** start Record extracts **

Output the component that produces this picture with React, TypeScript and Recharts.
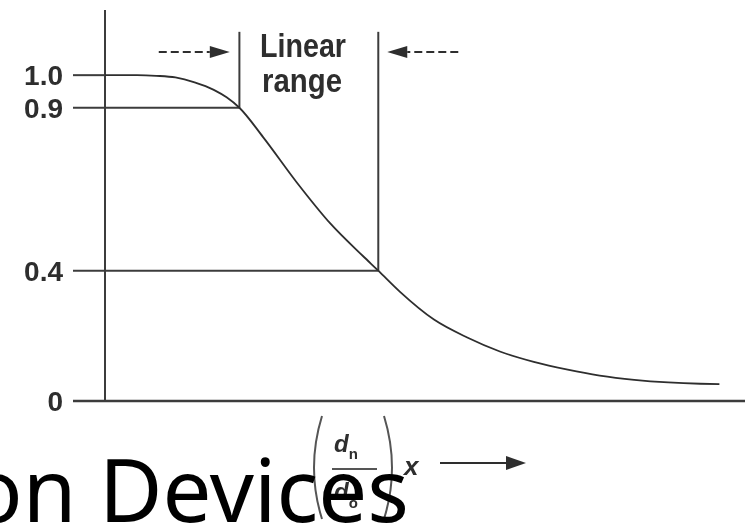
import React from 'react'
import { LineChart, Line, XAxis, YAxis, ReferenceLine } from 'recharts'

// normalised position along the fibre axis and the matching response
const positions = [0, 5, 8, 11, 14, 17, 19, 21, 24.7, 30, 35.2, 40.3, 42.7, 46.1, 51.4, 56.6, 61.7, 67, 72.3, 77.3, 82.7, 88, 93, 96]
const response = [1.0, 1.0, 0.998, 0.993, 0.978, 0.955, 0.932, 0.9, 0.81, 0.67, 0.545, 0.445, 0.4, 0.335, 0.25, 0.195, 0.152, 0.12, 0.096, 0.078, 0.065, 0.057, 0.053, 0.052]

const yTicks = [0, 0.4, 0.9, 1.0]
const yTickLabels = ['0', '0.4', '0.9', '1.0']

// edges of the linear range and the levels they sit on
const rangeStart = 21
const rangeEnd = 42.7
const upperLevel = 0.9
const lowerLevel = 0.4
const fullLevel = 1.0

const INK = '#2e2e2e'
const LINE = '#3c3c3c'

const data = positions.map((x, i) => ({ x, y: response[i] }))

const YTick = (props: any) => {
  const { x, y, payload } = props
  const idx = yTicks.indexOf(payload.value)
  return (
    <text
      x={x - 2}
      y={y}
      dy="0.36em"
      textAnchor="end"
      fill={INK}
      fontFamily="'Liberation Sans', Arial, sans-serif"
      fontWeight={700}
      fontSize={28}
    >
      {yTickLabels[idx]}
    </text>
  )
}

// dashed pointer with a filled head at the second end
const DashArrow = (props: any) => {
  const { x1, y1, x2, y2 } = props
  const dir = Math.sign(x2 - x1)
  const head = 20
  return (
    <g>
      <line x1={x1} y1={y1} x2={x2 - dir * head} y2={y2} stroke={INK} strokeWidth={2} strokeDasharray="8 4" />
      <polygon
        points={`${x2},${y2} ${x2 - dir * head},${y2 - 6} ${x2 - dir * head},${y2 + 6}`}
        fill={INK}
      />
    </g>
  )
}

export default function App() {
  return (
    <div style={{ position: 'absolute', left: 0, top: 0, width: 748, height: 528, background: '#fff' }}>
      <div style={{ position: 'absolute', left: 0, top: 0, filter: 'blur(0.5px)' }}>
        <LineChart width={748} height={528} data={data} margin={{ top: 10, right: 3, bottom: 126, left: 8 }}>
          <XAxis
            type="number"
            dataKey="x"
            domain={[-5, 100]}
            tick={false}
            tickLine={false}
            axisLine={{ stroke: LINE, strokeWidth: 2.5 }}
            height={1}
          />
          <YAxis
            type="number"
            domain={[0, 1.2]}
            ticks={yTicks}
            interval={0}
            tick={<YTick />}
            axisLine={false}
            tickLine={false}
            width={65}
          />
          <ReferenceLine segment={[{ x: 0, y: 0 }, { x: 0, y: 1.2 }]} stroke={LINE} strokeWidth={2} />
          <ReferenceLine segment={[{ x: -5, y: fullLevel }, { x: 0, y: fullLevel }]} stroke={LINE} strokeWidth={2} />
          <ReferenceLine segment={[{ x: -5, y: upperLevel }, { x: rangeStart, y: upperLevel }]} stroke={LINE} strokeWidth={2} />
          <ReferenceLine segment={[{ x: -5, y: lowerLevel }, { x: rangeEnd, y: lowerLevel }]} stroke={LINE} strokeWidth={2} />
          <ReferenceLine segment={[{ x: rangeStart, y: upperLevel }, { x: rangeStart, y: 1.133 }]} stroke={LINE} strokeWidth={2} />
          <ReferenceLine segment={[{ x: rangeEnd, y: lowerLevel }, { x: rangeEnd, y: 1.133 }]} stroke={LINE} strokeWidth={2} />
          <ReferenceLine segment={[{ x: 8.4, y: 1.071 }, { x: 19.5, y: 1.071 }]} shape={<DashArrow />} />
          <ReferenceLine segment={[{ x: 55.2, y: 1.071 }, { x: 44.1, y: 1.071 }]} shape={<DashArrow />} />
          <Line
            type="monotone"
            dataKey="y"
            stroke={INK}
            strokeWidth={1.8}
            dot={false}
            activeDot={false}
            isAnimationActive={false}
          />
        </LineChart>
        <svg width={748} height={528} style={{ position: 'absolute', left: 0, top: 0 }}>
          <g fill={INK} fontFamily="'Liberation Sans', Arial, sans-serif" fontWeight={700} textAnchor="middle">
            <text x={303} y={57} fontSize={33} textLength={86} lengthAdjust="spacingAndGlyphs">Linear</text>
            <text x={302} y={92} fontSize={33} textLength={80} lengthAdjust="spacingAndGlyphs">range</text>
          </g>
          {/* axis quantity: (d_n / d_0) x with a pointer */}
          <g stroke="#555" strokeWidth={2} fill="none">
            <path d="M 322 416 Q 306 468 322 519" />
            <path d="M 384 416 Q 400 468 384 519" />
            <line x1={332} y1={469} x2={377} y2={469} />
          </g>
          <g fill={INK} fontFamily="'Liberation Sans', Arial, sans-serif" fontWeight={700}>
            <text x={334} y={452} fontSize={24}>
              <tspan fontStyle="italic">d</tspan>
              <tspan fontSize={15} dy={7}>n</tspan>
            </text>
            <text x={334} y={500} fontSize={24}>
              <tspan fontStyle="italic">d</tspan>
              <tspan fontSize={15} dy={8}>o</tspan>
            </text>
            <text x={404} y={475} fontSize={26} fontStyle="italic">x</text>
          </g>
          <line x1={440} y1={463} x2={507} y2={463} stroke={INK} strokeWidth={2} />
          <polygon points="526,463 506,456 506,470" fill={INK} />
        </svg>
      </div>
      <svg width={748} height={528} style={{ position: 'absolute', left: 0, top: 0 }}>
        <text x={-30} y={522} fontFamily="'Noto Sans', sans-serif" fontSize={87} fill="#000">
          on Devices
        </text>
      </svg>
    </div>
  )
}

** end Record extracts **
** start Record extracts **

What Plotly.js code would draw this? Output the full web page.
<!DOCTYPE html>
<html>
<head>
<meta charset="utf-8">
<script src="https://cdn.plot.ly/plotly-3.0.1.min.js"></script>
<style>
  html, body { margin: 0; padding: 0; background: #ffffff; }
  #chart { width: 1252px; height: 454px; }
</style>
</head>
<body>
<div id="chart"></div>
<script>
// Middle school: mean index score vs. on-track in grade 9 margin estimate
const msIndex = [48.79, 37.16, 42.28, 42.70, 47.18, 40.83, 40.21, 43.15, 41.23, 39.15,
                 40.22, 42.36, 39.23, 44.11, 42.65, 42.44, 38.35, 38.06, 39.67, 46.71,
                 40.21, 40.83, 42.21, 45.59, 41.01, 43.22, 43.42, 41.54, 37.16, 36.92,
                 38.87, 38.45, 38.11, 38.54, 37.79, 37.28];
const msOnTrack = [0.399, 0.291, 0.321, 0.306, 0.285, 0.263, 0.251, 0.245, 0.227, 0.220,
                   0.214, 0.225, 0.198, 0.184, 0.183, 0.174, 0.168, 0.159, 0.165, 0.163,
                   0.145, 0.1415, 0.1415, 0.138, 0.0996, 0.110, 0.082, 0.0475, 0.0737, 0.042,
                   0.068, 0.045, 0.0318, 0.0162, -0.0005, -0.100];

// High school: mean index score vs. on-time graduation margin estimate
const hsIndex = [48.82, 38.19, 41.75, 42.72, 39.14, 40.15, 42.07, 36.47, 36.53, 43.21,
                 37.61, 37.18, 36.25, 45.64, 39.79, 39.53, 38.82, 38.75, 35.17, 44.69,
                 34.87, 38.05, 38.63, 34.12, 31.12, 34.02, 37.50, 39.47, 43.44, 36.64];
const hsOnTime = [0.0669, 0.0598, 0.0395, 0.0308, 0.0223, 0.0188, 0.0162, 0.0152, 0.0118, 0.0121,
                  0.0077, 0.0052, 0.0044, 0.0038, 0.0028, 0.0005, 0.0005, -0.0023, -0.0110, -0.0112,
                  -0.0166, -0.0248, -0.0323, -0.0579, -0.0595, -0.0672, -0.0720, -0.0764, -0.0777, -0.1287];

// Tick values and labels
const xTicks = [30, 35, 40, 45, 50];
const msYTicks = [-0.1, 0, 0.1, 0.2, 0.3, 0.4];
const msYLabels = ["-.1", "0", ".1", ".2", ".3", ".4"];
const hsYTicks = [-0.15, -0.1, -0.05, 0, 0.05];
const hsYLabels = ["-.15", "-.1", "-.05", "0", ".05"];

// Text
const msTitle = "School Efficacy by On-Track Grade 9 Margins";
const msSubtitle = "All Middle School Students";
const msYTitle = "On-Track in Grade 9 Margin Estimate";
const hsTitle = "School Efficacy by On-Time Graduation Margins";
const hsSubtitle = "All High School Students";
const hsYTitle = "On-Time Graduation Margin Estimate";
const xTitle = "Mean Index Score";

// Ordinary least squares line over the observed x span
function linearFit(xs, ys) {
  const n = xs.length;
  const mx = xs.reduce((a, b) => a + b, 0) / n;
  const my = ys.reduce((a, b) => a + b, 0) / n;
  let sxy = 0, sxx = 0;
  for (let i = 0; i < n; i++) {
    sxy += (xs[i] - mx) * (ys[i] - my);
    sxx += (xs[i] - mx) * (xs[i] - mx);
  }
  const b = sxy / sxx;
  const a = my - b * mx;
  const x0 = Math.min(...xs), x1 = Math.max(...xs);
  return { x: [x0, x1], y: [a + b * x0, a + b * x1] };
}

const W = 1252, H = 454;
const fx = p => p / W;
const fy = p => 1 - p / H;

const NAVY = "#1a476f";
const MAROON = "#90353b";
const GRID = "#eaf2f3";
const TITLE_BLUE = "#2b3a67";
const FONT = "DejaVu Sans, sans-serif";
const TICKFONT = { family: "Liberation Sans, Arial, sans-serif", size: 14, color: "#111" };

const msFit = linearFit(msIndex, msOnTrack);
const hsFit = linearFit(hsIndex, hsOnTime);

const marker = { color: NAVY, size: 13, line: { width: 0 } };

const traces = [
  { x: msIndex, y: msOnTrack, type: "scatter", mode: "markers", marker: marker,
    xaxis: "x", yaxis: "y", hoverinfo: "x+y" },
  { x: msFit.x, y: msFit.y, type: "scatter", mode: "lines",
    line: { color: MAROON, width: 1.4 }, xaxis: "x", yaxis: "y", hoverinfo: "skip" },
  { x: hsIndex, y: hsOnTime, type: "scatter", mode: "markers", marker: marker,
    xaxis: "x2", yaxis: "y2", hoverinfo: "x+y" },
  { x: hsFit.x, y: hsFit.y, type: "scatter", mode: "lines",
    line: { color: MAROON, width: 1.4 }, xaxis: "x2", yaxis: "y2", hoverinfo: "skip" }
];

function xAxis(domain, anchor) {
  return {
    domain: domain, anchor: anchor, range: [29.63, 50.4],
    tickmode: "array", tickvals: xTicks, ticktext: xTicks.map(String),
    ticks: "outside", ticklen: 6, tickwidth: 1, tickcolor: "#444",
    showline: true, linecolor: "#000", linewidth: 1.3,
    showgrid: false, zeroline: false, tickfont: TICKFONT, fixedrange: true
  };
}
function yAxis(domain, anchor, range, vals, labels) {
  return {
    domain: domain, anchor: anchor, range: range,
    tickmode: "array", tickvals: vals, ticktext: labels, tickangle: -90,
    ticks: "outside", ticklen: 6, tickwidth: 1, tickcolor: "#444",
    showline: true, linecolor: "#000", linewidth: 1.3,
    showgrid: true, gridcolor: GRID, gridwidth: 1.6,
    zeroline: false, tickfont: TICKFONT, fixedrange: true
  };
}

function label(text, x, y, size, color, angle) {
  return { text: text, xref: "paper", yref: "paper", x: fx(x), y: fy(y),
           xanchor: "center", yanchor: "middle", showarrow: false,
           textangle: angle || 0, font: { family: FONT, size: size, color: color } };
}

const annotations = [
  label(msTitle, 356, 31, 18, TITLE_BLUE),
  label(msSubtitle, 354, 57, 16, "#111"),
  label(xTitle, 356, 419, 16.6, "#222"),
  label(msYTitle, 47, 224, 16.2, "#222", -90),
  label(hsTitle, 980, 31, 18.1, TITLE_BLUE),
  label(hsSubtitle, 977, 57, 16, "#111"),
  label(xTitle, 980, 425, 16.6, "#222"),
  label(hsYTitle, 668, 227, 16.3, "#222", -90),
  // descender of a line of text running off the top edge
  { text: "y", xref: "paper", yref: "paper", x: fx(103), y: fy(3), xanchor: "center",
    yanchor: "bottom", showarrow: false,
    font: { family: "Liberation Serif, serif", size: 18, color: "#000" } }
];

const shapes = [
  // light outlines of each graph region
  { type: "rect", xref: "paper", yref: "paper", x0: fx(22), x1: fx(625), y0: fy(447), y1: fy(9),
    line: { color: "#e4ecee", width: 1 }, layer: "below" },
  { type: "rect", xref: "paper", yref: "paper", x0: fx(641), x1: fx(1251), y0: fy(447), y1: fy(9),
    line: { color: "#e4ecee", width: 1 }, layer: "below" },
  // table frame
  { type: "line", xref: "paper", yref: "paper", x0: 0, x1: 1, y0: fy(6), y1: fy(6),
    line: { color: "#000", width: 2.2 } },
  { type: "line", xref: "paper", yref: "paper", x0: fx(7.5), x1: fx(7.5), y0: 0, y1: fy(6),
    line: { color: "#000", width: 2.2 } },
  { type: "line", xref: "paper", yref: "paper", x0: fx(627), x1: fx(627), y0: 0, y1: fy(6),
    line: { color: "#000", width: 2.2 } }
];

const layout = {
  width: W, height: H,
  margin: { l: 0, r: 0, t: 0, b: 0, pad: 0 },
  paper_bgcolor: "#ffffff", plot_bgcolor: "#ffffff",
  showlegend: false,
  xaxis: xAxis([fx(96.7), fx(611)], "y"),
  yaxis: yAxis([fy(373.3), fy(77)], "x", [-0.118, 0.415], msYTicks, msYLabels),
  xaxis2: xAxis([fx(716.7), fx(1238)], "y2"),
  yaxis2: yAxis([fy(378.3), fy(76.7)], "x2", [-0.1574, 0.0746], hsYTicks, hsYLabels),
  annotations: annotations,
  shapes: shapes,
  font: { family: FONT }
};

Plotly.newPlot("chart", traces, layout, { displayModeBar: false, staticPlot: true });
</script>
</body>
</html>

** end Record extracts **

# Requirement:
In the listing above, find the line containing "Output the component" and the line containing "const LINE = '#3c3c3c'", then write out both of them and every line between, exactly, with no pictures.

# Correct answer:
Output the component that produces this picture with React, TypeScript and Recharts.
import React from 'react'
import { LineChart, Line, XAxis, YAxis, ReferenceLine } from 'recharts'

// normalised position along the fibre axis and the matching response
const positions = [0, 5, 8, 11, 14, 17, 19, 21, 24.7, 30, 35.2, 40.3, 42.7, 46.1, 51.4, 56.6, 61.7, 67, 72.3, 77.3, 82.7, 88, 93, 96]
const response = [1.0, 1.0, 0.998, 0.993, 0.978, 0.955, 0.932, 0.9, 0.81, 0.67, 0.545, 0.445, 0.4, 0.335, 0.25, 0.195, 0.152, 0.12, 0.096, 0.078, 0.065, 0.057, 0.053, 0.052]

const yTicks = [0, 0.4, 0.9, 1.0]
const yTickLabels = ['0', '0.4', '0.9', '1.0']

// edges of the linear range and the levels they sit on
const rangeStart = 21
const rangeEnd = 42.7
const upperLevel = 0.9
const lowerLevel = 0.4
const fullLevel = 1.0

const INK = '#2e2e2e'
const LINE = '#3c3c3c'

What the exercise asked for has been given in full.